Regardless of who is in the White House, oil markets want stability
By\ Frank Kane is an award-winning business journalist based in Dubai.
Wednesday 11 November 2020
SMA News – Frank Kane
What should the oil markets expect from a Joe Biden presidency? The question is simultaneously more complex, and far simpler, than it might appear on the surface.
According to the campaign rhetoric, most of it admittedly from the losing camp, Biden was the anti-oil candidate. He would ban fracking in the US, force all power generation to use wind or solar alternatives, and re-impose business-hostile environmental planning regulations.
Far more serious, he would immediately lift sanctions imposed by the Trump administration on oil exports from Iran and Venezuela, flooding the global market at a time when new lockdown restrictions were impacting demand more seriously than at any time since March.
Middle East producers might take some comfort from the first scenario, which implies a further retreat by American crude producers from the market “dominance” so proudly claimed over the last decade of shale-fueled expansion.
But they could not be happy at the thought of the second scenario. According to data from energy consultants Kpler and Gulf Intelligence, Iran and Venezuela exported a mere 609,000 barrels of crude in October, compared with 4 million before sanctions began to bite. Putting that much oil back on the market in a short space of time could cause another price collapse.

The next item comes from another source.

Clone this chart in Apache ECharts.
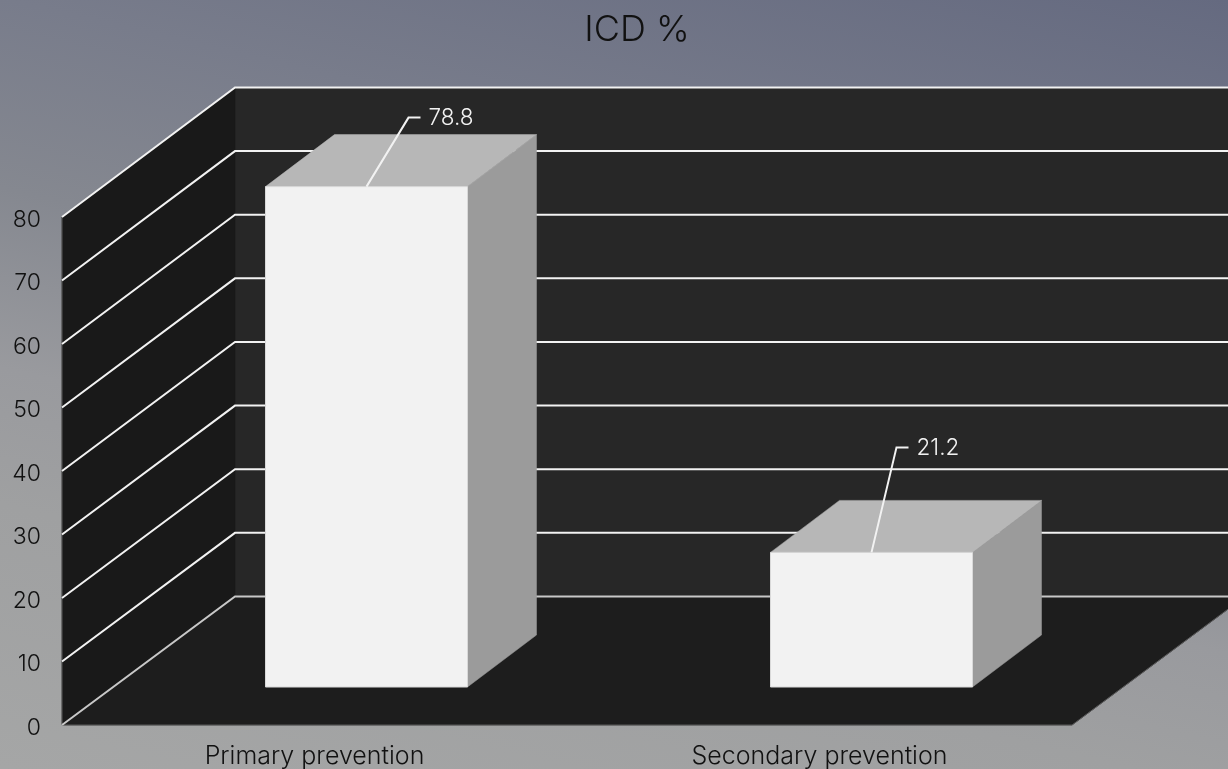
<!DOCTYPE html>
<html><head><meta charset="utf-8">
<style>html,body{margin:0;padding:0;overflow:hidden;background:#8a8c93}#c{width:1228px;height:769px}</style>
<script src="https://cdn.jsdelivr.net/npm/echarts@6/dist/echarts.min.js"></script>
</head><body><div id="c"></div>
<script>
const categories = ['Primary prevention', 'Secondary prevention'];
const icdPercent = [78.8, 21.2];
const valueTicks = [0, 10, 20, 30, 40, 50, 60, 70, 80];
const chartTitle = 'ICD %';
const FONT = 'Inter, Lato, sans-serif';

// projection of the box: depth of the chart floor and depth of the bars
const DX = 173, DY0 = -128.5, DK = 1.002, BX = 52, BY = -38, TX = 69, TY = -52;
const LEADERS = [[42, -69], [25, -105]];

function backY(c, y) {
  const b = c.y + c.height;
  return b + DY0 - (b - y) * DK;
}

function poly(points, fill) {
  return { type: 'polygon', shape: { points }, style: { fill, stroke: fill, lineWidth: 0.5 } };
}

function renderWalls(params, api) {
  const c = params.coordSys;
  const l = c.x, r = c.x + c.width, t = c.y, b = c.y + c.height;
  const bt = backY(c, t), bb = backY(c, b);
  return { type: 'group', silent: true, children: [
    poly([[l + DX, bt], [r + DX, bt], [r + DX, bb], [l + DX, bb]], '#272727'),
    poly([[l, t], [l + DX, bt], [l + DX, bb], [l, b]], '#191919'),
    poly([[l, b], [l + DX, bb], [r + DX, bb], [r, b]], '#1d1d1d'),
    { type: 'polyline', shape: { points: [[l, t], [l, b], [r, b], [r + DX, bb]] },
      style: { stroke: '#5a5a5a', lineWidth: 1, fill: null } }
  ]};
}

function renderGrid(params, api) {
  const c = params.coordSys;
  const tick = api.value(0);
  const p = api.coord([0, tick]);
  const x0 = c.x, y0 = p[1], x1 = c.x + DX, y1 = backY(c, y0), x2 = c.x + c.width + DX;
  const stroke = tick === 0 ? '#c8c8c8' : '#f2f2f2';
  return { type: 'polyline', silent: true, shape: { points: [[x0, y0], [x1, y1], [x2, y1]] },
    style: { stroke, lineWidth: 2, fill: null } };
}

function renderBar(params, api) {
  const idx = api.value(0), val = api.value(1);
  const top = api.coord([idx, val]), base = api.coord([idx, 0]);
  const w = api.size([1, 0])[0] * 0.4;
  const x0 = top[0] + BX - w / 2, x1 = x0 + w;
  const yt = top[1] + BY, yb = base[1] + BY;
  const L = LEADERS[params.dataIndex];
  const sx = top[0] + BX, sy = yt;
  const ex = sx + L[0], ey = sy + L[1];
  return { type: 'group', children: [
    poly([[x1, yt], [x1 + TX, yt + TY], [x1 + TX, yb + TY], [x1, yb]], '#9b9b9b'),
    poly([[x0, yt], [x0 + TX, yt + TY], [x1 + TX, yt + TY], [x1, yt]], '#b7b7b7'),
    { type: 'rect', shape: { x: x0, y: yt, width: w, height: yb - yt },
      style: { fill: '#f2f2f2', stroke: '#d9d9d9', lineWidth: 1 } },
    { type: 'polyline', shape: { points: [[sx, sy], [ex, ey], [ex + 12, ey]] },
      style: { stroke: '#f2f2f2', lineWidth: 2, fill: null } },
    { type: 'text', style: { x: ex + 20, y: ey + 1, text: String(val), fill: '#f2f2f2',
      font: '300 22.5px ' + FONT, align: 'left', verticalAlign: 'middle' } }
  ]};
}

const chart = echarts.init(document.getElementById('c'), null, { renderer: 'canvas' });
chart.setOption({
  animation: false,
  backgroundColor: {
    type: 'linear', x: 1, y: 0, x2: 0.81, y2: 1.3,
    colorStops: [
      { offset: 0, color: '#656a80' },
      { offset: 0.27, color: '#787c8b' },
      { offset: 0.45, color: '#858890' },
      { offset: 0.62, color: '#999a9e' },
      { offset: 0.75, color: '#9fa0a1' },
      { offset: 1, color: '#a5a6a6' }
    ]
  },
  title: {
    text: chartTitle, left: 632, top: 7, textAlign: 'center',
    textStyle: { fontFamily: FONT, fontSize: 36, fontWeight: 300, color: '#111' }
  },
  grid: { left: 62, right: 156, top: 217, bottom: 44, containLabel: false },
  xAxis: {
    type: 'category', data: categories,
    axisLine: { show: false }, axisTick: { show: false }, splitLine: { show: false },
    axisLabel: { fontFamily: FONT, fontSize: 25, fontWeight: 300, color: '#111', margin: 19, interval: 0 }
  },
  yAxis: {
    type: 'value', min: 0, max: 80, interval: 10,
    axisLine: { show: false }, axisTick: { show: false }, splitLine: { show: false },
    axisLabel: { fontFamily: FONT, fontSize: 23, fontWeight: 300, color: '#111', margin: 21,
      verticalAlign: 'top', lineHeight: 6 }
  },
  series: [
    { type: 'custom', name: 'walls', coordinateSystem: 'cartesian2d', z: 1, clip: false, silent: true,
      renderItem: renderWalls, data: [[0, 0]], encode: { x: 0, y: 1 } },
    { type: 'custom', name: 'gridlines', coordinateSystem: 'cartesian2d', z: 2, clip: false, silent: true,
      renderItem: renderGrid, data: valueTicks.map(v => [v]), encode: { y: 0 } },
    { type: 'custom', name: 'ICD %', coordinateSystem: 'cartesian2d', z: 3, clip: false,
      renderItem: renderBar, data: icdPercent.map((v, i) => [i, v]), encode: { x: 0, y: 1 } }
  ]
});
</script></body></html>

Venezuelan crude is the less worrying prospect. The US under Biden has no more love for the regime of Nicolas Maduro than did his predecessor, and sanctions are likely to remain strictly in place on Caracas, though there may be a relaxation in humanitarian aid.
Iran is more complicated. Biden has said he wants to get back to the accord on nuclear development negotiated while he was vice president, which could allow for a resumption of oil exports if sanctions are relaxed.
Nobody is expecting this to happen overnight, and Biden would have to get the backing of regional oil-producing countries to make any such deal work. Nonetheless, there is the medium-term prospect of a large amount of Iranian crude coming back on world markets some time during a Biden presidency.
On US energy, the Biden position is far more nuanced than the “ban fracking” simplicity. He actually opposed calls from the more radical wing of the Democrats to issue a blanket ban on shale oil production, but would make it more difficult to explore and develop on federal lands.
He is also likely to ban the archaic practice of “flaring” from oil and gas wells, which most energy experts agree is wasteful in both environmental and economic terms. Saudi Arabia, for example, banned flaring many years ago.
Biden has said he would re-enter the Paris Agreement on climate change, and would commit the US to a goal of net zero emissions of greenhouse gasses by 2050.
He has pledged a $2 trillion injection into the renewable sector in the US. The possibility of a big push into solar and wind generation is more remote if the new president has not got control of the Senate, whose approval would be needed to push the budget through Congress. Big oil in the US can breathe again, for a while at least.
In a significant straw in the wind, the main US oil lobby, the American Petroleum Institute, lost no time in congratulating the new presidential team immediately after the Pennsylvania result, and pledging its cooperation on “bi-partisan solutions.”
When the election was called, some traders went on social media suggesting that future trends on oil prices were actually more bullish under a Biden presidency, mainly because the volatility of the Trump years would be no more.
It is true that conducting energy policy via Twitter was probably not conducive to stability. Regardless of who is in the White House, global oil policy is probably best left to the expert policymakers at OPEC+, the chief executives of the big independent oil companies, and to inexorable market forces.